I never once thought about how she felt until now. What would that same situation be like in her shoes. I was so wrapped up in how I was feeling and how unfair it was to me that I never considered for a minute how she perceived the whole thing. It was the first interaction we had where it was just the two of us. Looking back I remember I could see the uncomfortable look on her face as I opened the door. Her lips were slightly pursed and I did not get the warm fuzzy smile that I now know and love. She may have been just as uncomfortable as me. We more than likely were both upset with the kids dad for leaving us to do this together without him there. She was walking up the stairs to ‘her’ house to pick up ‘her’ kids from someone she barely knew who was now a part of her life and her kids lives. Even though she hadn’t lived there for quite awhile and the two of them had called it quits before I was in the picture can I really blame her for marching in the house? It was still her house and her kids. So maybe she felt just as out of place as I did. Maybe she felt threatened, sad and angry too. I don’t know if she meant to make me feel inadequate by doing the girls hair while I watched but it worked. Maybe she wanted me to feel as awkward and inadequate as maybe she did walking into that house.
The kids must have felt the air weighing heavy on them during this entire time. I also never thought about that until now. This really makes my heart break because every situation where I felt uncomfortable and over the top sick and anxious the kids must have felt that ten fold. We never uttered any words under our breath to each other during that interaction and we never said anything mean, but kids are like little barometers. In this situation feeling anxious, awkward, sad, inadequate, confused and alone were the both of us and three little kids.

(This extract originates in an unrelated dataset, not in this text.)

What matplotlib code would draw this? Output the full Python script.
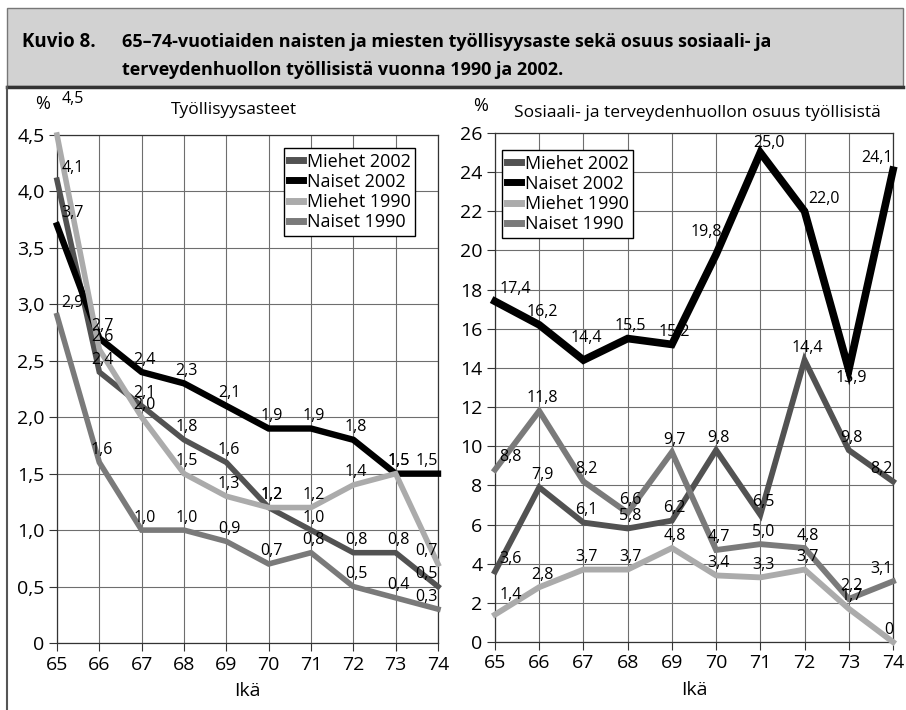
import matplotlib
matplotlib.use('Agg')
import matplotlib.pyplot as plt
from matplotlib.patches import Rectangle
from matplotlib.lines import Line2D

plt.rcParams['font.family'] = ['Open Sans', 'DejaVu Sans']

ages = [65, 66, 67, 68, 69, 70, 71, 72, 73, 74]
series_names = ['Miehet 2002', 'Naiset 2002', 'Miehet 1990', 'Naiset 1990']

# Työllisyysasteet, %
emp_miehet_2002 = [4.1, 2.4, 2.1, 1.8, 1.6, 1.2, 1.0, 0.8, 0.8, 0.5]
emp_naiset_2002 = [3.7, 2.7, 2.4, 2.3, 2.1, 1.9, 1.9, 1.8, 1.5, 1.5]
emp_miehet_1990 = [4.5, 2.6, 2.0, 1.5, 1.3, 1.2, 1.2, 1.4, 1.5, 0.7]
emp_naiset_1990 = [2.9, 1.6, 1.0, 1.0, 0.9, 0.7, 0.8, 0.5, 0.4, 0.3]

# Sosiaali- ja terveydenhuollon osuus työllisistä, %
sote_miehet_2002 = [3.6, 7.9, 6.1, 5.8, 6.2, 9.8, 6.5, 14.4, 9.8, 8.2]
sote_naiset_2002 = [17.4, 16.2, 14.4, 15.5, 15.2, 19.8, 25.0, 22.0, 13.9, 24.1]
sote_miehet_1990 = [1.4, 2.8, 3.7, 3.7, 4.8, 3.4, 3.3, 3.7, 1.7, 0.0]
sote_naiset_1990 = [8.8, 11.8, 8.2, 6.6, 9.7, 4.7, 5.0, 4.8, 2.2, 3.1]

emp_ticks = [0, 0.5, 1.0, 1.5, 2.0, 2.5, 3.0, 3.5, 4.0, 4.5]
sote_ticks = [0, 2, 4, 6, 8, 10, 12, 14, 16, 18, 20, 22, 24, 26]

colors = ['#525252', '#000000', '#ababab', '#7a7a7a']

# label offsets in points (dx, dy, ha) where the default does not fit
label_fix = {
    ('emp', 2, 0): (3, 26, 'left'),
    ('sote', 1, 2): (2, 16, 'center'),
    ('sote', 1, 5): (4, 16, 'right'),
    ('sote', 1, 6): (6, 7, 'center'),
    ('sote', 1, 7): (3, 9, 'left'),
    ('sote', 1, 8): (2, -6, 'center'),
    ('sote', 2, 0): (3, 14, 'left'),
}

W, H = 906, 710
fig = plt.figure(figsize=(W / 100, H / 100), dpi=100)


def px(x, y):
    return x / W, 1 - y / H


def fmt(v):
    if v == 0:
        return '0'
    return f'{v:.1f}'.replace('.', ',')


# header box
x0, y0 = px(7, 86)
x1, y1 = px(903, 8)
fig.patches.append(Rectangle((x0, y0), x1 - x0, y1 - y0, transform=fig.transFigure,
                             facecolor='#d2d2d2', edgecolor='#777777', lw=1))
fig.lines.append(Line2D([px(7, 0)[0], px(903, 0)[0]], [px(0, 87)[1]] * 2,
                        transform=fig.transFigure, color='#333333', lw=2.5))
fig.lines.append(Line2D([px(7, 0)[0]] * 2, [px(0, 87)[1], 0],
                        transform=fig.transFigure, color='#555555', lw=1.5))
fig.text(*px(22, 42), 'Kuvio 8.', fontsize=13.5, fontweight='bold', va='center')
fig.text(*px(122, 42), '65–74-vuotiaiden naisten ja miesten työllisyysaste sekä osuus sosiaali- ja',
         fontsize=13, fontweight='bold', va='center')
fig.text(*px(122, 70), 'terveydenhuollon työllisistä vuonna 1990 ja 2002.',
         fontsize=13, fontweight='bold', va='center')


def draw(ax, key, data, widths, ticks, ymax, title, title_xy, pct_xy, legend_xy, tickfmt):
    ax.set_xlim(65, 74)
    ax.set_ylim(0, ymax)
    ax.set_xticks(ages)
    ax.set_yticks(ticks)
    ax.set_yticklabels([tickfmt(t) for t in ticks])
    ax.grid(True, color='#6e6e6e', lw=0.8)
    ax.set_axisbelow(True)
    for s in ax.spines.values():
        s.set_color('#333333')
        s.set_linewidth(0.9)
    ax.tick_params(direction='out', length=6, width=0.8, color='#333333',
                   labelsize=14, pad=3)
    for k, (vals, c, lw) in enumerate(zip(data, colors, widths)):
        ax.plot(ages, vals, color=c, lw=lw, clip_on=False, zorder=3 + k,
                solid_joinstyle='miter')
    for k, vals in enumerate(data):
        for i, (a, v) in enumerate(zip(ages, vals)):
            if i == 0:
                dx, dy, ha = 3, 9, 'left'
            elif i == len(ages) - 1:
                dx, dy, ha = 0, 9, 'right'
            else:
                dx, dy, ha = 2, 9, 'center'
            dx, dy, ha = label_fix.get((key, k, i), (dx, dy, ha))
            ax.annotate(fmt(v), (a, v), xytext=(dx, dy), textcoords='offset points',
                        ha=ha, va='center', fontsize=11.5, zorder=10,
                        annotation_clip=False)
    fig.text(*px(*title_xy), title, fontsize=12.5, ha='center', va='center')
    fig.text(*px(*pct_xy), '%', fontsize=13, ha='center', va='center')
    handles = [Line2D([], [], color=c, lw=5) for c in colors]
    ax.legend(handles, series_names, loc='upper left', bbox_to_anchor=px(*legend_xy),
              bbox_transform=fig.transFigure, borderaxespad=0, fontsize=13,
              handlelength=0.8, handletextpad=0.2, borderpad=0.25, labelspacing=0.12,
              fancybox=False, edgecolor='black', framealpha=1)
    ax.set_xlabel('Ikä', fontsize=14, labelpad=6)


ax1 = fig.add_axes([57 / W, 1 - 643 / H, (438 - 57) / W, (643 - 135) / H])
draw(ax1, 'emp', [emp_miehet_2002, emp_naiset_2002, emp_miehet_1990, emp_naiset_1990],
     [4.0, 4.6, 4.0, 4.0], emp_ticks, 4.5, 'Työllisyysasteet', (234, 110), (43, 104),
     (284, 148), lambda t: '0' if t == 0 else f'{t:.1f}'.replace('.', ','))

ax2 = fig.add_axes([495 / W, 1 - 642 / H, (893 - 495) / W, (642 - 133) / H])
draw(ax2, 'sote', [sote_miehet_2002, sote_naiset_2002, sote_miehet_1990, sote_naiset_1990],
     [4.2, 5.5, 4.2, 4.2], sote_ticks, 26, 'Sosiaali- ja terveydenhuollon osuus työllisistä',
     (697, 113), (481, 106), (502, 150), lambda t: f'{t:d}')

fig.savefig('out.png', dpi=100)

I’ve eluded to the fact that when you are ‘in it’ you can’t really see the other side. It’s hard to have empathy with people who are making your life hard and stressful. It takes a long time. I would like to go back to the me from that day and tell her to be vulnerable. Vulnerability is the hardest but most rewarding thing to practice. Vulnerability makes us human in everyone’s eyes. I wish I could have expressed to her that day how I was feeling so that maybe her walls would come down and she would simply see me as another broken person, just like her, lost and alone, running on love and grit, with no idea how to navigate this new life.